I get asked about trends a lot. Usually by clients who don't want to look dated in photos, which I respect. But here's the thing about 2025: the trends I'm...
I get asked about trends a lot. Usually by clients who don't want to look dated in photos, which I respect. But here's the thing about 2025: the trends I'm seeing at the bench aren't about flash or novelty. They're about people finally trusting their own taste. Let me walk through what's actually showing up in my shop.
The shift away from halos
About 60% of the engagement rings I made in 2019 had some kind of halo. This year? Maybe one in ten. Clients are asking for a single stone with presence instead of a cluster of melee that the eye has to decode. The halo had a good run, but it's over. What's replacing it is the solitaire with a serious stone - a 1.5 carat old European cut in a plain 2.2mm band. That's the ring I keep coming back to.
Colored stones, but not the ones you expect
Sapphire is still the go-to for color, but the origin story is changing. Burma and Kashmir are museum pieces for most budgets. I'm setting a lot more Montana sapphires - they're ethically sourced, the range of blues and greens is stunning, and they don't come with the premium of a Ceylon stone. Last March a woman named Rachel walked in with a .85 carat Montana sapphire she'd bought at a gem show in Tucson. We set it in a simple four-prong bezel, 18k yellow gold. Cost her about $3,200 total for the ring. She wore it out of the shop.
What about lab-grown diamonds?
Yeah, they're still climbing in market share. I set them. But the price floor keeps dropping - a 1 carat lab-grown round that cost $1,800 two years ago is now around $600. That's great for the wallet, but it means you need to go in knowing the resale value is near zero. If that doesn't bother you, fine. If it does, buy natural. Either way, I'll tell you what you're getting.

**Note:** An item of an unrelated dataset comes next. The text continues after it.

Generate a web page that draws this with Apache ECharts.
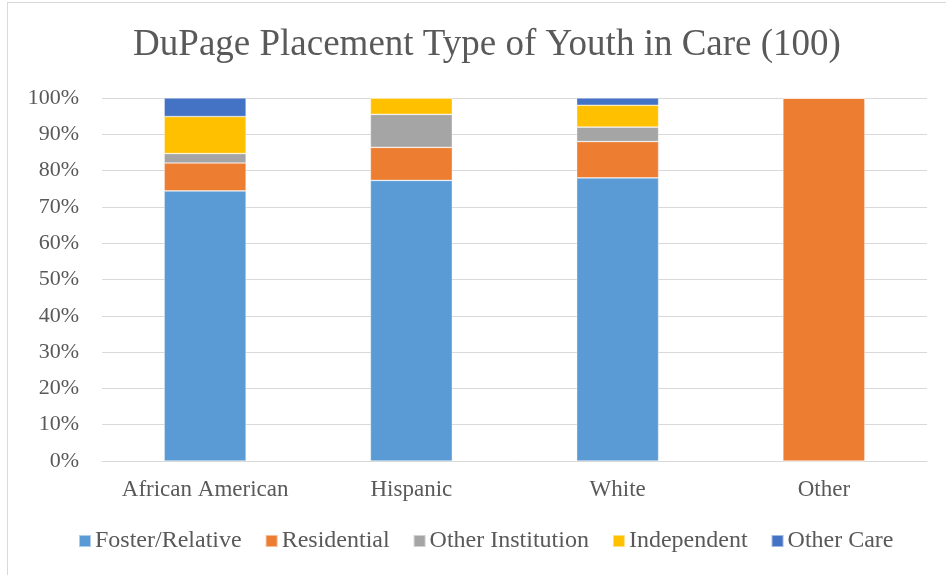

Metal choices are getting more personal
18k yellow gold is back hard, and not just for vintage-inspired designs. People want the warmth. 14k is still fine for a men's band that gets knocked around, but for a ring meant to live on a hand for fifty years, I push for 18k. The color is richer, the patina ages better.
Platinum is still around, but I'm seeing more clients choose 18k white gold with a good rhodium plating schedule. They understand the trade-off: you replate every couple years, but you don't get the deformation issues platinum has on prongs. That's the conversation I have about twice a week now.
Settings with purpose
Bezel settings are having a moment, and not just for durability. A full bezel can make a stone look smaller, which is fine if the stone is good enough to stand on its own. Cathedral shoulders are appearing on solitaires again - that arch that lets light under the stone instead of a solid head. I did one last month with a 1.18 carat old European cut in a cathedral basket set in 18k yellow, and the client cried a little when she put it on. That's not trend. That's just good work.
The one trend I wish would go away
Tension settings. I'll do them if you insist, but I quote the resizing limitations honestly. If your ring is a tension set, you can't size it more than half a step without remaking the entire shank. Clients don't always know that going in. I'll keep telling them.
Custom process in 2025
The timeline hasn't changed - six to ten weeks for a proper custom job. Anyone promising two is rushing something. What has changed is how we work. I do a consultation (1-2 hours, often with the partner not in the room), sketches, CAD if the design wants it, a wax or resin model, then casting, setting, finishing. Rhodium if applicable. Final QC. That last step - a real check under an Optivisor with a jeweler's loupe - is the one most online shops skip. I don't.
So that's where things are. Not a revolution. Just a lot of people finally asking for less noise and more substance. That's a trend I can get behind.